# angels in 55 - how many & tankmates



## emptyhead (Apr 16, 2007)

I recently switched over a 55 from a malawi set up to a planted community. This weeked I decided to go with angels for the center piece of the tank. I bought 5 small angels. There a also about 15 mixed tetras and mollies and a pleco. So, 2 questions:

1. How many angels should I have? I have read that they will pair up and I'll need to remove all but the pair - true? I was thinking that 5 adult angels would fill the tank up - could I add a couple more?

2. Any recommendations on other fish to keep with the angels? (I was thinking of adding some ghost catfish or rummy nose tetras.)

Thanks!


----------



## naegling23 (Jan 4, 2008)

The cookie cutter states 4 angels.

My 55 has two (1 pair) and I think thats enough.

Heavily plant it with val and see what happens, they might be fine, they might not.

So no, do not add more angels.

Other fish...you could add cory catfish, any larger bodied tetra or hatchets, and my favorite, dwarf cichlids. Rams and apisto's but also cuviceps work very well with angels.

Sure you could add barbs and all that, but I personally prefer to stick with the general locale of each fish, so I would only keep angels with other south american species.

Some notes though before you go adding.
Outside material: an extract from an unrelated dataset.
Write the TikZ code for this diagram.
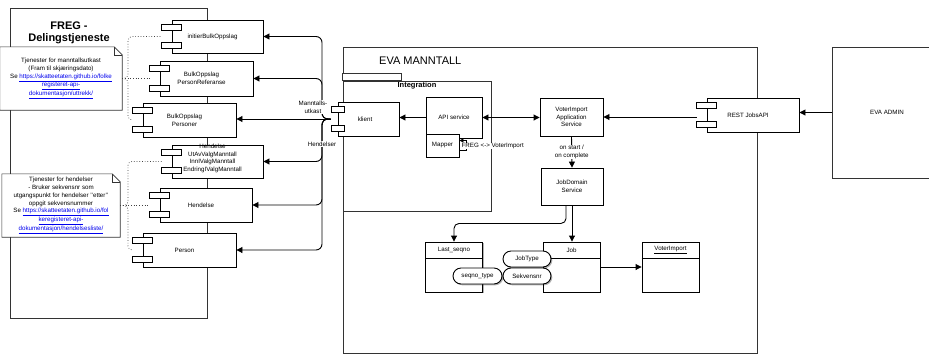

Check the cookie cutter tanks, you dont want to overpopulate. In my opinion, an understocked tank looks better than an overstocked one anyway. Mixed tetra's....smaller tetras = angelfish food. You might loose a few of them. Some tetras are also fin nippers, you might need to remove them to give your angels some peace. Pleco...you mean regular pleco or a type of pleco? Bristlenose and some other pleco's stay small, the common pleco gets huge. That fish will severely limit what you can put into the tank, and a large reason will be bioload.


----------



## emptyhead (Apr 16, 2007)

naegling23 said:


> The cookie cutter states 4 angels.
> 
> My 55 has two (1 pair) and I think thats enough.
> 
> ...


Okay - I will stay with the 5 and see if I need to thin them out later.

The pleco is a gibbeceps - I may remove him at some point.

I don't want understocked, or an over packed tank. I don't think overstocking has to look bad, if the right fish in the right numbers are there - it will look good. I know at this point that I want the angels - the rest is undecided. I will add and remove as fish as I go along. Part of it is waiting for the plants to grow and begin filling the tank.

Thanks for the help.


----------



## Britishbookbug (Dec 1, 2007)

My experience has been the same as naegling23. I had 4 angels in a 46 gal tank. They couldn't get along. I have ended up with one pair (male/female). I moved them to their own 29 gal tank. They never fight. In fact, they have spawned twice since then. I have a yoyo loach, ottos, flying foxes, and neon tetras to keep them company. They don't bother the tetras, although I have heard that some people have problems with this mix. I gave the other two to a new home.


----------



## Malawi Mac (Aug 20, 2004)

I've kept four Bosemani rainbows in my angelfish tank for the past 4 years or so. I've had no conflicts between the two. The rainbows offer both color and body shape contrast with the angels.

I'd also long wanted to add a school of tetras, but I ruled out most available species as either too small (and thus likely to end up as angel food) or too nippy. Then a LFS recently obtained a shipment of Congo tetras. They went from my quarantine tank to my angel tank about a month ago. No problems so far.


----------



## hollyfish2000 (Aug 23, 2007)

I have angels and tetras in two planted tanks with no problems. The tetras I have are rummynose, pristella, von rios and black phantoms. The angels don't bother any of them.


----------